David Cameron's drive to give more power to local communities is in danger of becoming a major obstacle to solving Britain's housing crisis, a senior Downing Street adviser has warned.
In controversial remarks Lord Young, who is the Prime Minister's small business adviser and has an office in Downing Street, said that the devolution of new powers to communities could fuel nimbyism.
And he warned that solving Britain's housing shortages was important not just to allow families to get on to the housing ladder but also to help business as well.
Speaking in an interview with the magazine Public Servant, Lord Young, who served in Thatcher's cabinet and is widely admired by the Prime Minister, said by giving those who opposed change greater influence they could block vital planning applications in their areas.
He said although the government had made a commitment to empowering communities by involving them in the development of local planning guidelines covering aspects such as housing provision it should be left to central government to decide on the implementation of housing policy, even at a local level.
"If we push too much power down too far then we are going to suffer the consequences," he said.
"If you believe in devolution then you make (housing construction) more difficult.
"If you give too much authority to a small area then you make it difficult to get planning permission for housing, and business premises are just the same."
Lord Young, who has helped to formulate the coalition's policy towards Small and Medium size companies, including the simplification of regulatory red tape, said that localism worked well in many ways, but that planning to meet future housing needs required a more strategic vision. He added this could supersede the views of minority groups, including local residents if necessary.
"It is possible that localism just isn't the answer for the housing problem, and it may be that housing is an area that should be left to central government, otherwise it is just going to be about specialist interests all the time.
"We need to have strategic vision which is capable of looking down on the issue."
It is not the first time Lord Young has spoken his mind in Government and embarrassed Mr Cameron.
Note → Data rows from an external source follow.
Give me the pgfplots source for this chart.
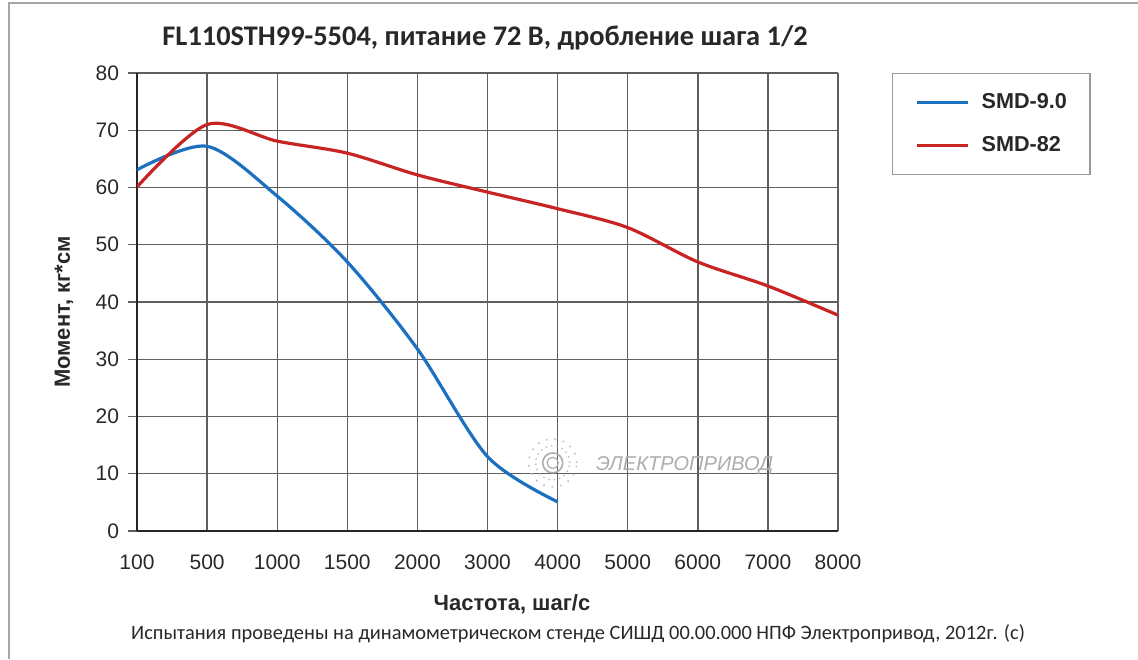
\documentclass[border=0pt]{standalone}
\usepackage{fontspec}
\setmainfont{Liberation Sans}
\newfontfamily\carlito{Carlito}
\usepackage{pgfplots}
\pgfplotsset{compat=1.18}
\definecolor{cblue}{RGB}{28,112,192}
\definecolor{cred}{RGB}{200,36,36}
\definecolor{gridc}{RGB}{95,95,95}
\definecolor{txt}{RGB}{40,40,40}
\begin{document}
\begin{tikzpicture}[x=0.5pt,y=0.5pt]
\path[use as bounding box] (0,0) rectangle (1138,659);
\draw[gray!70, line width=1pt] (9,0) -- (9,656) -- (1138,656);
\node[font=\carlito\bfseries\fontsize{14.2}{17}\selectfont, text=txt] at (485,621) {FL110STH99-5504, питание 72 В, дробление шага 1/2};
\node[font=\carlito\fontsize{10.2}{12}\selectfont, text=txt] at (578,25) {Испытания проведены на динамометрическом стенде СИШД 00.00.000 НПФ Электропривод, 2012г. (с)};
\node[font=\bfseries\fontsize{11}{13}\selectfont, text=txt] at (512,55) {Частота, шаг/с};
\node[font=\bfseries\fontsize{11}{13}\selectfont, text=txt, rotate=90] at (64,347) {Момент, кг*см};
\begin{axis}[
  at={(68.5pt,64pt)}, anchor=south west,
  scale only axis, width=350.5pt, height=229pt,
  xmin=0, xmax=10, ymin=0, ymax=80,
  xtick={0,...,10},
  xticklabels={100,500,1000,1500,2000,3000,4000,5000,6000,7000,8000},
  ytick={0,10,...,80},
  axis x line=bottom, axis y line=left,
  axis line style={-, black!85, line width=1.1pt},
  grid=major, grid style={gridc, line width=0.7pt},
  tick style={gridc, line width=0.7pt},
  tick align=outside,
  xtick style={draw=none},
  major tick length=4.5pt,
  /pgf/number format/assume math mode=true,
  ticklabel style={font=\fontsize{10.5}{12}\selectfont, text=txt},
  xticklabel style={yshift=-4pt},
  yticklabel style={xshift=-1pt},
  legend style={at={(1.077,1)}, anchor=north west, draw=gray!80, line width=0.7pt,
    font=\bfseries\fontsize{10.8}{12}\selectfont, text=txt,
    inner xsep=11.5pt, inner ysep=9.5pt, row sep=11.5pt, column sep=6pt,
    nodes={inner sep=0pt, text height=8pt, text depth=2pt}},
  legend cell align=left,
  legend image code/.code={\draw[#1, line width=1.5pt] (0pt,0pt) -- (25.5pt,0pt);},
]
\addplot[cblue, line width=1.6pt, smooth, tension=0.5] coordinates {
  (0,63.1) (1,67.2) (2,58.5) (3,47.0) (4,31.8) (5,13.0) (6,5.1)
};
\addlegendentry{SMD-9.0}
\addplot[cred, line width=1.6pt, smooth, tension=0.5] coordinates {
  (0,60.1) (1,71.0) (2,68.1) (3,66.0) (4,62.2) (5,59.2) (6,56.3) (7,53.0) (8,47.0) (9,42.8) (10,37.7)
};
\addlegendentry{SMD-82\hspace*{1.5pt}}
\node[font=\itshape\fontsize{10}{12}\selectfont, text=gray!65, anchor=west] at (axis cs:6.45,11.4) {ЭЛЕКТРОПРИВОД};
\draw[gray!65, line width=0.8pt] (axis cs:5.93,11.9) circle[radius=5pt];
\draw[gray!65, line width=0.6pt] (axis cs:5.93,11.9) circle[radius=2.8pt];
\draw[gray!55, line width=0.7pt, dotted] (axis cs:5.93,11.9) circle[radius=8.5pt];
\draw[gray!50, line width=0.8pt, dash pattern=on 0.8pt off 3.5pt] (axis cs:5.93,11.9) circle[radius=12pt];
\end{axis}
\end{tikzpicture}
\end{document}
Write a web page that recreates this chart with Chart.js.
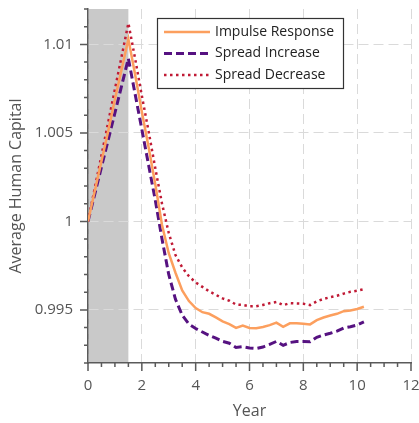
<!DOCTYPE html>
<html>
<head>
<meta charset="utf-8">
<script src="https://cdn.jsdelivr.net/npm/chart.js@4"></script>
<style>
  html, body { margin: 0; padding: 0; background: #fff; }
</style>
</head>
<body>
<canvas id="chart" width="419" height="423"></canvas>
<script>
// quarterly time points (years)
const years = [0, 0.25, 0.5, 0.75, 1, 1.25, 1.5, 1.75, 2, 2.25, 2.5, 2.75, 3, 3.25, 3.5, 3.75,
  4, 4.25, 4.5, 4.75, 5, 5.25, 5.5, 5.75, 6, 6.25, 6.5, 6.75, 7, 7.25, 7.5, 7.75,
  8, 8.25, 8.5, 8.75, 9, 9.25, 9.5, 9.75, 10, 10.25];

const impulseResponse = [1, 1.0017, 1.0034, 1.0051, 1.0069, 1.0086, 1.0103, 1.0083, 1.0062, 1.0042,
  1.0021, 0.9998, 0.9982, 0.9971, 0.9961, 0.9955, 0.9951, 0.99487, 0.99478, 0.99458, 0.99435,
  0.9942, 0.99398, 0.99412, 0.99398, 0.99396, 0.99403, 0.99414, 0.99428, 0.99404, 0.99424,
  0.99425, 0.99422, 0.99418, 0.99442, 0.99457, 0.99468, 0.99478, 0.99493, 0.99497, 0.99505, 0.99518];

const spreadIncrease = [1, 1.00153, 1.00307, 1.0046, 1.00613, 1.00767, 1.0092, 1.0072, 1.0052, 1.0032,
  1.0012, 0.999, 0.997, 0.9956, 0.9947, 0.9942, 0.99395, 0.99375, 0.99356, 0.9934, 0.99322,
  0.99312, 0.99288, 0.99292, 0.99285, 0.99282, 0.9929, 0.99305, 0.99322, 0.993, 0.99316,
  0.99322, 0.99322, 0.9932, 0.99345, 0.99358, 0.99368, 0.9938, 0.99398, 0.99405, 0.99415, 0.99432];

const spreadDecrease = [1, 1.00187, 1.00373, 1.0056, 1.00747, 1.00933, 1.0112, 1.0092, 1.0071, 1.0051,
  1.003, 1.001, 0.99935, 0.9981, 0.9974, 0.9969, 0.99655, 0.9963, 0.99605, 0.99585, 0.99565,
  0.99552, 0.9953, 0.99528, 0.9952, 0.99521, 0.99528, 0.99538, 0.99545, 0.99527, 0.99538,
  0.99536, 0.99535, 0.99527, 0.99548, 0.99562, 0.99572, 0.9958, 0.99592, 0.99602, 0.99608, 0.99617];

const seriesLabels = ["Impulse Response", "Spread Increase", "Spread Decrease"];
const xTicks = [0, 2, 4, 6, 8, 10, 12];
const yTicks = [0.995, 1, 1.005, 1.01];
const shadedYears = [0, 1.5];

const FONT = "'Open Sans', 'Noto Sans', sans-serif";
const AXIS_COLOR = "#5a5a5a";

function toPoints(vals) {
  return vals.map((v, i) => ({ x: years[i], y: v }));
}

// no extra room for overhanging tick labels, the plot box is fixed by layout padding
function noLabelPadding(s) {
  s.paddingTop = 0;
  s.paddingBottom = 0;
  s.paddingLeft = 0;
  s.paddingRight = 0;
}

// grey band, minor/major tick marks and the boxed legend
const decorations = {
  id: "decorations",
  beforeDraw(chart) {
    const { ctx, chartArea: a, scales: { x } } = chart;
    const x0 = x.getPixelForValue(shadedYears[0]);
    const x1 = x.getPixelForValue(shadedYears[1]);
    ctx.save();
    ctx.fillStyle = "#c9c9c9";
    ctx.fillRect(x0, a.top, x1 - x0, a.bottom - a.top);
    ctx.restore();
  },
  afterDraw(chart) {
    const { ctx, chartArea: a, scales: { x, y } } = chart;
    ctx.save();
    ctx.strokeStyle = AXIS_COLOR;
    ctx.lineWidth = 1.5;
    ctx.beginPath();
    // x ticks every half year, long ones at labelled years
    for (let i = 0; i <= 24; i++) {
      const px = x.getPixelForValue(i * 0.5);
      const len = i % 4 === 0 ? 8 : 4;
      ctx.moveTo(px, a.bottom);
      ctx.lineTo(px, a.bottom + len);
    }
    // y ticks every 0.001
    for (let k = 992; k <= 1012; k++) {
      const py = y.getPixelForValue(k / 1000);
      const len = k % 5 === 0 ? 8 : 4;
      ctx.moveTo(a.left, py);
      ctx.lineTo(a.left - len, py);
    }
    ctx.stroke();

    // legend
    const bx = 157.5, by = 18.5, bw = 186, bh = 70;
    ctx.fillStyle = "#fff";
    ctx.fillRect(bx, by, bw, bh);
    ctx.strokeStyle = "#333";
    ctx.lineWidth = 1.2;
    ctx.strokeRect(bx, by, bw, bh);
    ctx.font = "14px " + FONT;
    ctx.textBaseline = "middle";
    ctx.textAlign = "left";
    chart.data.datasets.forEach((ds, i) => {
      const ry = 32 + i * 21.5;
      ctx.beginPath();
      ctx.strokeStyle = ds.borderColor;
      ctx.lineWidth = ds.borderWidth;
      ctx.setLineDash(ds.borderDash || []);
      ctx.moveTo(164, ry);
      ctx.lineTo(210, ry);
      ctx.stroke();
      ctx.setLineDash([]);
      ctx.fillStyle = "#222";
      ctx.fillText(ds.label, 215, ry);
    });
    ctx.restore();
  }
};

new Chart(document.getElementById("chart"), {
  type: "line",
  data: {
    datasets: [
      {
        label: seriesLabels[0],
        data: toPoints(impulseResponse),
        borderColor: "#fc9f5e",
        borderWidth: 2.5,
        borderDash: []
      },
      {
        label: seriesLabels[1],
        data: toPoints(spreadIncrease),
        borderColor: "#561281",
        borderWidth: 3,
        borderDash: [8, 4]
      },
      {
        label: seriesLabels[2],
        data: toPoints(spreadDecrease),
        borderColor: "#c01a35",
        borderWidth: 2.5,
        borderDash: [2.5, 3.5]
      }
    ]
  },
  options: {
    responsive: false,
    animation: false,
    devicePixelRatio: 1,
    layout: { padding: { top: 9, right: 8, left: 0, bottom: 0 } },
    elements: {
      point: { radius: 0 },
      line: { tension: 0, fill: false }
    },
    plugins: {
      legend: { display: false },
      tooltip: { enabled: false }
    },
    scales: {
      x: {
        type: "linear",
        min: 0,
        max: 12,
        afterBuildTicks: (s) => { s.ticks = xTicks.map(v => ({ value: v })); },
        afterFit: (s) => { s.height = 60; noLabelPadding(s); },
        ticks: {
          color: "#555",
          font: { family: FONT, size: 15 },
          padding: 14,
          maxRotation: 0,
          callback: (v) => String(v)
        },
        grid: { color: "#dadada", lineWidth: 1, drawTicks: false },
        border: { display: true, color: AXIS_COLOR, width: 1.5, dash: [10, 5] },
        title: {
          display: true,
          text: "Year",
          color: "#555",
          font: { family: FONT, size: 16 },
          padding: { top: 0, bottom: 2 }
        }
      },
      y: {
        type: "linear",
        min: 0.992,
        max: 1.012,
        afterBuildTicks: (s) => { s.ticks = yTicks.map(v => ({ value: v })); },
        afterFit: (s) => { s.width = 88; noLabelPadding(s); },
        ticks: {
          color: "#555",
          font: { family: FONT, size: 15 },
          padding: 15,
          callback: (v) => String(+v.toFixed(3))
        },
        grid: { color: "#dadada", lineWidth: 1, drawTicks: false },
        border: { display: true, color: AXIS_COLOR, width: 1.5, dash: [10, 5] },
        title: {
          display: true,
          text: "Average Human Capital",
          color: "#555",
          font: { family: FONT, size: 16 },
          padding: { top: 7, bottom: 0 }
        }
      }
    }
  },
  plugins: [decorations]
});
</script>
</body>
</html>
Shortly after being appointed a business adviser in 2010 he suggested the recession had left many people better off.
He added "people will wonder what all the fuss was about" when looking back at the Government's spending cuts, the deepest in more than 30 years. He added people would look back on the recession and "wonder what all the fuss was about".
No10 spokesman said: "The Labour Government's top-down Regional Strategies built nothing but resentment and saw house building fall to its lowest peacetime level since the 1920s.
"Simplifying the planning system and giving people a greater say will help build more homes. Indeed, thanks to this Government's actions, house building has already risen to its highest level for five years."